— Challenge —
Copy each line exactly.

— Data —
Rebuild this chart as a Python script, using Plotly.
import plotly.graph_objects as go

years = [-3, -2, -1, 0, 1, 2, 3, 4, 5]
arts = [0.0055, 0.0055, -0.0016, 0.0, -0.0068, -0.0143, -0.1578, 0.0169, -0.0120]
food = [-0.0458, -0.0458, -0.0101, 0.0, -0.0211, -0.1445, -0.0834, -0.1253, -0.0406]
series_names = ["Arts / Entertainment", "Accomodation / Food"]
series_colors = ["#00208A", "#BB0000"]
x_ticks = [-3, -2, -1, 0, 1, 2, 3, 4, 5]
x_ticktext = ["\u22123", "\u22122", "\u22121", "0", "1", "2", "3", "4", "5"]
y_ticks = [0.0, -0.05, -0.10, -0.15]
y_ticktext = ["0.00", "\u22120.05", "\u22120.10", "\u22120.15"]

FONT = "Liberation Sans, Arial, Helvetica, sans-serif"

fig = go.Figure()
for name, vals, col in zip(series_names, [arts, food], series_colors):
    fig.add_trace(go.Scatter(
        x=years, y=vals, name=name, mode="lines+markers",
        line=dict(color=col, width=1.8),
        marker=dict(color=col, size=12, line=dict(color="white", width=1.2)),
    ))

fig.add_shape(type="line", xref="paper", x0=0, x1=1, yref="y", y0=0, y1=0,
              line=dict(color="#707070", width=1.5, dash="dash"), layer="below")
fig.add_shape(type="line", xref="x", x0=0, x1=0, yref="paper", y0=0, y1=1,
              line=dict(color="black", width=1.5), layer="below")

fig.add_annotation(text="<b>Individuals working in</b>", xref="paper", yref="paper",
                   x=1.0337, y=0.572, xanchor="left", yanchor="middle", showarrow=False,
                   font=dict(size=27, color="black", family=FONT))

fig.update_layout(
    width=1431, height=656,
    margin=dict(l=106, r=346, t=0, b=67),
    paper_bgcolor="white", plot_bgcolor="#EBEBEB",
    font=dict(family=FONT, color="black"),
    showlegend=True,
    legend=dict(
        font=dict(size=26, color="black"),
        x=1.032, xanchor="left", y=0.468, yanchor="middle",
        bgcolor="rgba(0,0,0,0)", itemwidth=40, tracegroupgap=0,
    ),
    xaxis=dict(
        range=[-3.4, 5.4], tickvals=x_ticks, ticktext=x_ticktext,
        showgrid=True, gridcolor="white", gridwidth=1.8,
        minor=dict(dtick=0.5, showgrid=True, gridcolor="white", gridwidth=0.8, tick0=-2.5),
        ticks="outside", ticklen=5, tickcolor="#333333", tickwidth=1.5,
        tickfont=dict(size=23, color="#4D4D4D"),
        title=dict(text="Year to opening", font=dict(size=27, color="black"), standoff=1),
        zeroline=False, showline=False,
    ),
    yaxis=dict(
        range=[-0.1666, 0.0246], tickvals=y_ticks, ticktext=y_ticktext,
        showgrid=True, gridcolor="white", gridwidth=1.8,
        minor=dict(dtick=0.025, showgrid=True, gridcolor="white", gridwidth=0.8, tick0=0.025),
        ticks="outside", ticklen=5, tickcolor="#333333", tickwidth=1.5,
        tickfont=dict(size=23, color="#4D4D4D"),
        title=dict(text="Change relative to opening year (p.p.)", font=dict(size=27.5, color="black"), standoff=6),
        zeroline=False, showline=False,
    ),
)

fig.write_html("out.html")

— Written answer —
Rebuild this chart as a Python script, using Plotly.
import plotly.graph_objects as go

years = [-3, -2, -1, 0, 1, 2, 3, 4, 5]
arts = [0.0055, 0.0055, -0.0016, 0.0, -0.0068, -0.0143, -0.1578, 0.0169, -0.0120]
food = [-0.0458, -0.0458, -0.0101, 0.0, -0.0211, -0.1445, -0.0834, -0.1253, -0.0406]
series_names = ["Arts / Entertainment", "Accomodation / Food"]
series_colors = ["#00208A", "#BB0000"]
x_ticks = [-3, -2, -1, 0, 1, 2, 3, 4, 5]
x_ticktext = ["\u22123", "\u22122", "\u22121", "0", "1", "2", "3", "4", "5"]
y_ticks = [0.0, -0.05, -0.10, -0.15]
y_ticktext = ["0.00", "\u22120.05", "\u22120.10", "\u22120.15"]

FONT = "Liberation Sans, Arial, Helvetica, sans-serif"

fig = go.Figure()
for name, vals, col in zip(series_names, [arts, food], series_colors):
    fig.add_trace(go.Scatter(
        x=years, y=vals, name=name, mode="lines+markers",
        line=dict(color=col, width=1.8),
        marker=dict(color=col, size=12, line=dict(color="white", width=1.2)),
    ))

fig.add_shape(type="line", xref="paper", x0=0, x1=1, yref="y", y0=0, y1=0,
              line=dict(color="#707070", width=1.5, dash="dash"), layer="below")
fig.add_shape(type="line", xref="x", x0=0, x1=0, yref="paper", y0=0, y1=1,
              line=dict(color="black", width=1.5), layer="below")

fig.add_annotation(text="<b>Individuals working in</b>", xref="paper", yref="paper",
                   x=1.0337, y=0.572, xanchor="left", yanchor="middle", showarrow=False,
                   font=dict(size=27, color="black", family=FONT))

fig.update_layout(
    width=1431, height=656,
    margin=dict(l=106, r=346, t=0, b=67),
    paper_bgcolor="white", plot_bgcolor="#EBEBEB",
    font=dict(family=FONT, color="black"),
    showlegend=True,
    legend=dict(
        font=dict(size=26, color="black"),
        x=1.032, xanchor="left", y=0.468, yanchor="middle",
        bgcolor="rgba(0,0,0,0)", itemwidth=40, tracegroupgap=0,
    ),
    xaxis=dict(
        range=[-3.4, 5.4], tickvals=x_ticks, ticktext=x_ticktext,
        showgrid=True, gridcolor="white", gridwidth=1.8,
        minor=dict(dtick=0.5, showgrid=True, gridcolor="white", gridwidth=0.8, tick0=-2.5),
        ticks="outside", ticklen=5, tickcolor="#333333", tickwidth=1.5,
        tickfont=dict(size=23, color="#4D4D4D"),
        title=dict(text="Year to opening", font=dict(size=27, color="black"), standoff=1),
        zeroline=False, showline=False,
    ),
    yaxis=dict(
        range=[-0.1666, 0.0246], tickvals=y_ticks, ticktext=y_ticktext,
        showgrid=True, gridcolor="white", gridwidth=1.8,
        minor=dict(dtick=0.025, showgrid=True, gridcolor="white", gridwidth=0.8, tick0=0.025),
        ticks="outside", ticklen=5, tickcolor="#333333", tickwidth=1.5,
        tickfont=dict(size=23, color="#4D4D4D"),
        title=dict(text="Change relative to opening year (p.p.)", font=dict(size=27.5, color="black"), standoff=6),
        zeroline=False, showline=False,
    ),
)

fig.write_html("out.html")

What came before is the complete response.